16 responses to “True Confession: I Want to Change My Name

  1. I hate my first name. It’s tough growing up with such a matronly name. I always itched to go by my middle name but whenever I mentioned it as a child, my father would get his feelings hurt – he named me after his favorite great-aunt. Now that he’s gone…well, I sometimes feel guilty for swearing I will not allow myself to be published under my real (IF I ever get published). It’s certainly a dilemma, huh?

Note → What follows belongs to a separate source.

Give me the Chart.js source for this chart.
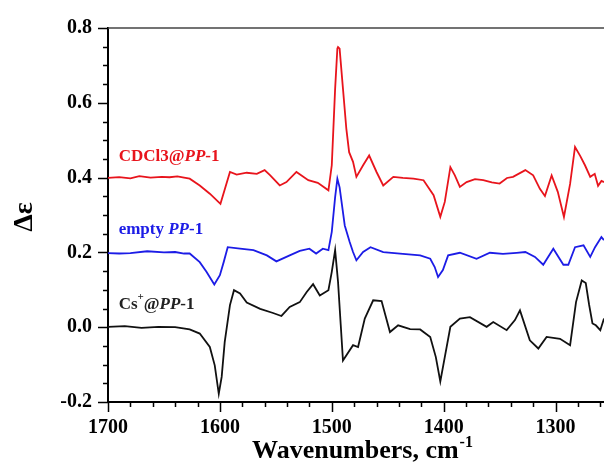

    • Well, it’s never too late to start using your middle name professionally if that’s what you want to do. Or any name you want to use, for that matter. Before you publish is the perfect time to do that. Depending on subject matter, some people choose a pseudonym and never let their “real” name be identified with it. I know a hugely successful woman who writes very sexy erotica. It has been a lucrative venture and she loves it, and her readers, but she also feels uneasy being too visible in the real world and so–she isn’t.

  2. Timothy Miller

    I’ve about half-convinced myself that I’m going to market the children’s book as “Moses Miller” (my great-great-grand-daddy’s name), to keep it separate from my other work.

  3. Annie

    I HAVE changed my name, as you know. And I have a list of handy pseudonyms for WHEN I’m published in various genres.

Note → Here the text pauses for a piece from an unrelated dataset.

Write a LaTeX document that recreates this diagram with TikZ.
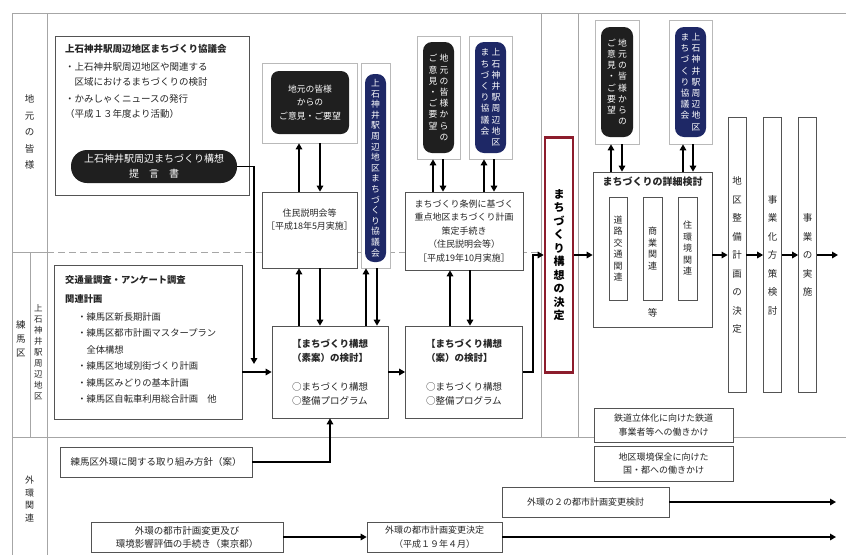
\documentclass[tikz,border=0pt]{standalone}
\usepackage{fontspec}
\setmainfont{Noto Sans CJK JP}
\usetikzlibrary{arrows.meta}
\definecolor{kyogiblue}{RGB}{30,40,102}
\definecolor{decidered}{RGB}{140,28,44}
\makeatletter
\newcommand\tate[2][11pt]{\vtop{\baselineskip=#1\lineskiplimit=-\maxdimen\@tfor\tatechar:=#2\do{\hbox to 1em{\hss\tatechar\hss}}}}
\makeatother

\begin{document}
\begin{tikzpicture}[x=1pt,y=-1pt,
	gridline/.style={draw=gray!70,line width=0.6pt},
	plainbox/.style={draw=gray!65!black,line width=0.7pt,fill=white,inner sep=0pt,align=center,text=black!85,font=\fontsize{9}{13.5}\selectfont},
	rimbox/.style={draw=gray!55,line width=0.7pt,fill=white,inner sep=0pt},
	blackpill/.style={fill=black!88,rounded corners=9pt,text=white,inner sep=0pt,align=center,font=\fontsize{8.8}{13.5}\selectfont},
	navypill/.style={blackpill,fill=kyogiblue},
	decidebox/.style={draw=decidered,line width=2.6pt,fill=white,inner sep=0pt,font=\bfseries\fontsize{11}{14}\selectfont},
	tallbox/.style={plainbox,minimum width=18pt,minimum height=275pt,font=\fontsize{9.5}{12}\selectfont},
	flowarrow/.style={line width=1.8pt,-{Triangle[length=6pt,width=6.5pt]}},
	lbl/.style={inner sep=0pt,text=black!85,font=\fontsize{9.5}{12}\selectfont}
	]
	\fill[white] (0,0) rectangle (846,555);
	\useasboundingbox (0,0) rectangle (846,555);
	
	\draw[gridline] (12,13) -- (846,13);
	\draw[gridline] (12,13) -- (12,555);
	\draw[gridline] (47,13) -- (47,555);
	\draw[gridline] (12,252) -- (47,252);
	\draw[gridline,dash pattern=on 7pt off 4pt] (47,252) -- (541,252);
	\draw[gridline] (30,252) -- (30,437);
	\draw[gridline] (12,437) -- (846,437);
	\draw[gridline] (541,13) -- (541,437);
	\draw[gridline] (578,13) -- (578,437);
	
	\node[lbl] (lbl-jimoto) at (29.5,132) {\tate[16.5pt]{地元の皆様}};
	\node[lbl] (lbl-nerima) at (21,339) {\tate[14pt]{練馬区}};
	\node[lbl,font=\fontsize{8.5}{11}\selectfont] (lbl-kamishaku) at (38.5,352) {\tate[11pt]{上石神井駅周辺地区}};
	\node[lbl,font=\fontsize{9}{11}\selectfont] (lbl-gaikan) at (29.5,499) {\tate[12.5pt]{外環関連}};
	
	% 地元の皆様
	\node[plainbox,minimum width=194pt,minimum height=159pt] (kyogikai) at (152,115.5) {};
	\node[lbl,anchor=north west,align=left,font=\fontsize{9.5}{15}\selectfont] (kyogikai-txt) at (65,44)
		{\textbf{上石神井駅周辺地区まちづくり協議会}\\[3pt]・上石神井駅周辺地区や関連する\\　区域におけるまちづくりの検討\\[2pt]・かみしゃくニュースの発行\\（平成１３年度より活動）};
	\node[blackpill,rounded corners=16pt,minimum width=166pt,minimum height=33pt,font=\fontsize{10}{15}\selectfont] (teigen) at (154,166.5)
		{上石神井駅周辺まちづくり構想\\提　言　書};
	\coordinate (teigen-end) at (254,364);
	
	\node[rimbox,minimum width=95pt,minimum height=80pt] (iken1) at (309.5,103) {};
	\node[blackpill,rounded corners=8pt,minimum width=78pt,minimum height=63pt] (iken1-pill) at (310,102.5) {地元の皆様\\からの\\ご意見・ご要望};
	\node[plainbox,minimum width=95pt,minimum height=76pt] (jumin) at (309.5,230) {住民説明会等\\［平成18年5月実施］\\[8pt]};
	\node[rimbox,minimum width=29pt,minimum height=205pt] (kyogi1) at (375.5,165.5) {};
	\node[navypill,minimum width=21pt,minimum height=188pt] (kyogi1-pill) at (375.5,168) {\tate[10.6pt]{上石神井駅周辺地区まちづくり協議会}};
	
	\node[rimbox,minimum width=43pt,minimum height=123pt] (iken2) at (438.5,97.5) {};
	\node[blackpill,minimum width=31pt,minimum height=111pt] (iken2-pill) at (438.5,97.5) {\tate[11.2pt]{ご意見・ご要望}\hspace{2pt}\tate[11.2pt]{地元の皆様からの}};
	\node[rimbox,minimum width=43pt,minimum height=123pt] (kyogi2) at (490.5,97.5) {};
	\node[navypill,minimum width=31pt,minimum height=111pt] (kyogi2-pill) at (490.5,97.5) {\tate[11.2pt]{まちづくり協議会}\hspace{2pt}\tate[11.2pt]{上石神井駅周辺地区}};
	\node[plainbox,minimum width=118pt,minimum height=78pt] (juten) at (464,231)
		{まちづくり条例に基づく\\重点地区まちづくり計画\\策定手続き\\（住民説明会等）\\［平成19年10月実施］};
	
	% 練馬区
	\node[plainbox,minimum width=188pt,minimum height=154pt] (kotsu) at (148,342) {};
	\node[lbl,anchor=north west,align=left,font=\fontsize{9.3}{16.5}\selectfont] (kotsu-txt) at (65,275)
		{\textbf{交通量調査・アンケート調査}\\[3pt]\textbf{関連計画}\\[1pt]
		\hspace*{1.3em}・練馬区新長期計画\\
		\hspace*{1.3em}・練馬区都市計画マスタープラン\\
		\hspace*{1.3em}　全体構想\\
		\hspace*{1.3em}・練馬区地域別街づくり計画\\
		\hspace*{1.3em}・練馬区みどりの基本計画\\
		\hspace*{1.3em}・練馬区自転車利用総合計画　他};
	\node[plainbox,align=left,minimum width=116pt,minimum height=92pt,font=\fontsize{9.5}{14}\selectfont] (soan) at (330,372)
		{\textbf{【まちづくり構想}\\\textbf{（素案）の検討】}\\[15pt]○まちづくり構想\\○整備プログラム};
	\node[plainbox,align=left,minimum width=117pt,minimum height=92pt,font=\fontsize{9.5}{14}\selectfont] (an) at (464,372)
		{\textbf{【まちづくり構想}\\\textbf{（案）の検討】}\\[15pt]○まちづくり構想\\○整備プログラム};
	
	\node[decidebox,minimum width=28pt,minimum height=235pt] (kettei) at (559,255) {\tate[13.5pt]{まちづくり構想の決定}};
	
	\node[rimbox,minimum width=44pt,minimum height=124pt] (iken3) at (617,82) {};
	\node[blackpill,minimum width=32pt,minimum height=110pt] (iken3-pill) at (617,82) {\tate[11.2pt]{ご意見・ご要望}\hspace{2pt}\tate[11.2pt]{地元の皆様からの}};
	\node[rimbox,minimum width=43pt,minimum height=124pt] (kyogi3) at (690.5,82) {};
	\node[navypill,minimum width=31pt,minimum height=110pt] (kyogi3-pill) at (690.5,82) {\tate[11.2pt]{まちづくり協議会}\hspace{2pt}\tate[11.2pt]{上石神井駅周辺地区}};
	
	\node[plainbox,minimum width=119pt,minimum height=155pt] (syosai) at (652.5,249.5) {};
	\node[lbl,anchor=north,font=\bfseries\fontsize{10}{12}\selectfont] (syosai-title) at (652.5,177) {まちづくりの詳細検討};
	\node[plainbox,minimum width=18pt,minimum height=103pt] (doro) at (618,248.5) {\tate[11.5pt]{道路交通関連}};
	\node[plainbox,minimum width=19pt,minimum height=103pt] (shogyo) at (652.5,248.5) {\tate[11.5pt]{商業関連}};
	\node[plainbox,minimum width=19pt,minimum height=103pt] (jukankyo) at (687.5,248.5) {\tate[11.5pt]{住環境関連}};
	\node[lbl] (syosai-etc) at (652.5,313) {等};
	
	\node[tallbox] (chiku) at (737,255) {\tate[18.5pt]{地区整備計画の決定}};
	\node[tallbox] (hosaku) at (772.5,255) {\tate[18.5pt]{事業化方策検討}};
	\node[tallbox] (jisshi) at (807.5,255) {\tate[18.5pt]{事業の実施}};
	\coordinate (out-main) at (838,255);
	
	% 外環関連
	\node[plainbox,minimum width=139pt,minimum height=34pt] (tetsudo) at (663.5,425) {鉄道立体化に向けた鉄道\\事業者等への働きかけ};
	\node[plainbox,minimum width=139pt,minimum height=35pt] (kankyo) at (663.5,463.5) {地区環境保全に向けた\\国・都への働きかけ};
	\node[plainbox,minimum width=192pt,minimum height=30pt,font=\fontsize{9.5}{13}\selectfont] (hoshin) at (156,462) {練馬区外環に関する取り組み方針（案）};
	\node[plainbox,minimum width=192pt,minimum height=30pt,font=\fontsize{9.5}{13}\selectfont] (tokei) at (187,537) {外環の都市計画変更及び\\環境影響評価の手続き（東京都）};
	\node[plainbox,minimum width=135pt,minimum height=30pt] (henko) at (434.5,537) {外環の都市計画変更決定\\（平成１９年４月）};
	\node[plainbox,minimum width=167pt,minimum height=30pt] (gaikan2) at (585.5,502) {外環の２の都市計画変更検討};
	\coordinate (out-gaikan2) at (836,502);
	\coordinate (out-henko) at (836,537);
	
	\draw[flowarrow] (teigen.east) -| (teigen-end);
	\draw[flowarrow] ([xshift=-10.5pt]jumin.north) -- ([xshift=-10.5pt]iken1.south);
	\draw[flowarrow] ([xshift=10.5pt]iken1.south) -- ([xshift=10.5pt]jumin.north);
	\draw[flowarrow] ([xshift=-31pt]soan.north) -- ([xshift=-10.5pt]jumin.south);
	\draw[flowarrow] ([xshift=10.5pt]jumin.south) -- ([xshift=-10pt]soan.north);
	\draw[flowarrow] ([xshift=36pt]soan.north) -- ([xshift=-9.5pt]kyogi1.south);
	\draw[flowarrow] ([xshift=1.5pt]kyogi1.south) -- ([xshift=47pt]soan.north);
	\draw[flowarrow] ([xshift=-31pt]juten.north) -- ([xshift=-5.5pt]iken2.south);
	\draw[flowarrow] ([xshift=4.5pt]iken2.south) -- ([xshift=-21pt]juten.north);
	\draw[flowarrow] ([xshift=20pt]juten.north) -- ([xshift=-6.5pt]kyogi2.south);
	\draw[flowarrow] ([xshift=3.5pt]kyogi2.south) -- ([xshift=30pt]juten.north);
	\draw[flowarrow] ([xshift=-14pt]an.north) -- ([xshift=-14pt]juten.south);
	\draw[flowarrow] ([xshift=6pt]juten.south) -- ([xshift=6pt]an.north);
	\draw[flowarrow] (kotsu.east |- soan.west) -- (soan.west);
	\draw[flowarrow] (soan) -- (an);
	\draw[flowarrow] (an.east) -- ++(10pt,0) |- (kettei.west);
	\draw[flowarrow] (kettei.east) -- (kettei.east -| syosai.west);
	\draw[flowarrow] ([xshift=-41.5pt]syosai.north) -- ([xshift=-6pt]iken3.south);
	\draw[flowarrow] ([xshift=5pt]iken3.south) -- ([xshift=-30.5pt]syosai.north);
	\draw[flowarrow] ([xshift=30.5pt]syosai.north) -- ([xshift=-7.5pt]kyogi3.south);
	\draw[flowarrow] ([xshift=2.5pt]kyogi3.south) -- ([xshift=40.5pt]syosai.north);
	\draw[flowarrow] (syosai.east |- chiku.west) -- (chiku.west);
	\draw[flowarrow] (chiku) -- (hosaku);
	\draw[flowarrow] (hosaku) -- (jisshi);
	\draw[flowarrow] (jisshi.east) -- (out-main);
	\draw[flowarrow] (hoshin.east) -| (soan.south);
	\draw[flowarrow] (tokei) -- (henko);
	\draw[flowarrow] (henko.east) -- (out-henko);
	\draw[flowarrow] (gaikan2.east) -- (out-gaikan2);
\end{tikzpicture}
\end{document}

    Because really? One must be prepared!

  4. denise

    Demma James or Jaimee Nicholas would make a great au courant pseudonym…as for me, I would want to use my maiden name instead of my married name

    • You think Demma would work? I think it’s unusual and like it, but I figured it was too odd. Thanks!

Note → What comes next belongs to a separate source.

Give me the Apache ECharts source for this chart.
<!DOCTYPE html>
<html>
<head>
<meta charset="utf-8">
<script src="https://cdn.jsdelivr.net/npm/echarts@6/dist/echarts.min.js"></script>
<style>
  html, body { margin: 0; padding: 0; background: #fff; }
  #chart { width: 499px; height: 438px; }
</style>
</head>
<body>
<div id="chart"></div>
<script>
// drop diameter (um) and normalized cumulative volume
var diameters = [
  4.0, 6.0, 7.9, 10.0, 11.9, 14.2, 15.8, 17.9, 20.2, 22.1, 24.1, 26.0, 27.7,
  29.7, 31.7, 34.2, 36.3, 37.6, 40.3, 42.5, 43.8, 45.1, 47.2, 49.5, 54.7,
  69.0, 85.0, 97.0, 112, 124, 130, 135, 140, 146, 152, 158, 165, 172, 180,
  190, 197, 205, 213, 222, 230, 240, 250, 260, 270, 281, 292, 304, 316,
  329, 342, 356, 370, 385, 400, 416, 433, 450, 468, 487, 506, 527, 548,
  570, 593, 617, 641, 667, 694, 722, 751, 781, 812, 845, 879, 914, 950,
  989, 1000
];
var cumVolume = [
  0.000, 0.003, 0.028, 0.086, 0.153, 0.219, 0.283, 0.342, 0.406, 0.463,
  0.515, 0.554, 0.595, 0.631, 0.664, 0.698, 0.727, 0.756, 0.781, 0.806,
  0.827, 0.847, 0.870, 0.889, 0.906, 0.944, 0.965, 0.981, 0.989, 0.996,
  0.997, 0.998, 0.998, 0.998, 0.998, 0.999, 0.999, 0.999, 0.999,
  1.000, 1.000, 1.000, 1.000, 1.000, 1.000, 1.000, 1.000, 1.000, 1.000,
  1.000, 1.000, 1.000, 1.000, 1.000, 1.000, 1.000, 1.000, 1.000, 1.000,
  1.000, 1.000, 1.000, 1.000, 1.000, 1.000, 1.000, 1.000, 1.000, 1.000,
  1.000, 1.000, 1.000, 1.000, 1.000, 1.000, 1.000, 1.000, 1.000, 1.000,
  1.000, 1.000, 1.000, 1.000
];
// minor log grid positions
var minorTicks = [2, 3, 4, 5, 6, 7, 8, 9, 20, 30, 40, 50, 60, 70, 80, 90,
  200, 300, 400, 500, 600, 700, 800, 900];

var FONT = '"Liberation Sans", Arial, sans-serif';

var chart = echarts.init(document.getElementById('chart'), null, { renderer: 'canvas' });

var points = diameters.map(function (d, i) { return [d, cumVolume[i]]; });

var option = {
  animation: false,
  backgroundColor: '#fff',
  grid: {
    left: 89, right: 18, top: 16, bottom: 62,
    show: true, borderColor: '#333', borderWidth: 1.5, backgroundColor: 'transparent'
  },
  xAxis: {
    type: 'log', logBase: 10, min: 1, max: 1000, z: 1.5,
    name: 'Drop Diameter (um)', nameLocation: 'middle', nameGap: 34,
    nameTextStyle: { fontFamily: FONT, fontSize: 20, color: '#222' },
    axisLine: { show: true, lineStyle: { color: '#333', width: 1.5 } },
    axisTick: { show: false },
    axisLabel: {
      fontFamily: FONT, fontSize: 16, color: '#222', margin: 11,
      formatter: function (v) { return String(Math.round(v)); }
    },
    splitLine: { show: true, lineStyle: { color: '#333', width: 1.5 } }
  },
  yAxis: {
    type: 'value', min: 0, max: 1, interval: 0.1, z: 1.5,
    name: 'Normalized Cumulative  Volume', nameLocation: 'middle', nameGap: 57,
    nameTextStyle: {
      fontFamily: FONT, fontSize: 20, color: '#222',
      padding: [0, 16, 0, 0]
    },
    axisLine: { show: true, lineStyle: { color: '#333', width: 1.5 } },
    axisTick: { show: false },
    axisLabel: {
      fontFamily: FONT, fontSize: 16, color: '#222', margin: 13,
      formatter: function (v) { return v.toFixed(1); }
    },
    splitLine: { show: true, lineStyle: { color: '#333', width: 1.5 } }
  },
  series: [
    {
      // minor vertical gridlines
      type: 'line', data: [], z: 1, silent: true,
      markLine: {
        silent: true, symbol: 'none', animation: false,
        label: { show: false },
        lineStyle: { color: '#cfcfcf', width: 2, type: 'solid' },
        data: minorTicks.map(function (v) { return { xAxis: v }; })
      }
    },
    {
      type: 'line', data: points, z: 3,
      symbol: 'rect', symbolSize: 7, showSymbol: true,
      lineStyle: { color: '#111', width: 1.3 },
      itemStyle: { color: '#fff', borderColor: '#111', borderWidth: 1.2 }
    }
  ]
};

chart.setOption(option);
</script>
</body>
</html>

      A lot of women writers use their maiden names. It’s “theirs” but it also gives them some privacy by not having their name show up with addresses, phone numbers, etc.

      • denise

        I think Demma is unusual enough to make it cool. There are several Gemmas out there, many Emmas, but I like Demma better–I like “D” names. lol. It give it the Euro flair that makes people love it–you could start a trend.

        The reasons you gave for using one’s maiden name are my reasons for wanting to use it.

      • I’m seriously considering Demma James since it combines two of my great-grandmothers’ names. One was a James and Demma, you already know about!

        Maiden names work really well for a number of reasons, including, the feel like “you.”

      • denise

        Go for it! It helps keep the family names alive and honors them through generations.

  5. I seriously considered changing my last name because I have some serious issues with my father (none of which need exploring at this juncture), and I was going to go with Redford, which is my maternal grandmother’s maiden name. I liked it. It was simple. It sounded like a nice name.

    However (and this is really, really silly), I didn’t like my signature with that name. And I didn’t have the money for the legal fees. And now I’ve reached a point where I really don’t give a damn about the connection to my father. He’s out of my life and it’s fine.

    So…maybe someday if I need a pen name. (grin)

    • Sarah Redford. It’s interesting, that I like the way that looks. But I do understand not liking your signature. Believe me, I would definitely test that out before choosing!

  6. I’m glad it isn’t just me that is cursed with a middle-aged name. I’m called Margaret. Like, Tory Prime Minister Margaret. Like got crushed under a barn door martyr Margaret. Like everyone’s aunty Margaret. It is NOT a youthful name. I’m really struggling with this – I want to be authentically me, but I want to sound neither twinset and pearls, nor water colour painted Irish village (Maggie). Marge sounds like the Simpsons… so what what?

    I did a post about it in NaNoWriMo as inspiration:

    My little sister is called Patricia. We call her Gilly… Go figure!

    • Gilly! Oh, I like that. Is it pronounced with a hard G? If I went by my porn star name (your post on your nana blog) I’d be Prissy Llewellyn. Not quite what I’m looking for! Demma Llewellyn. Hmmm.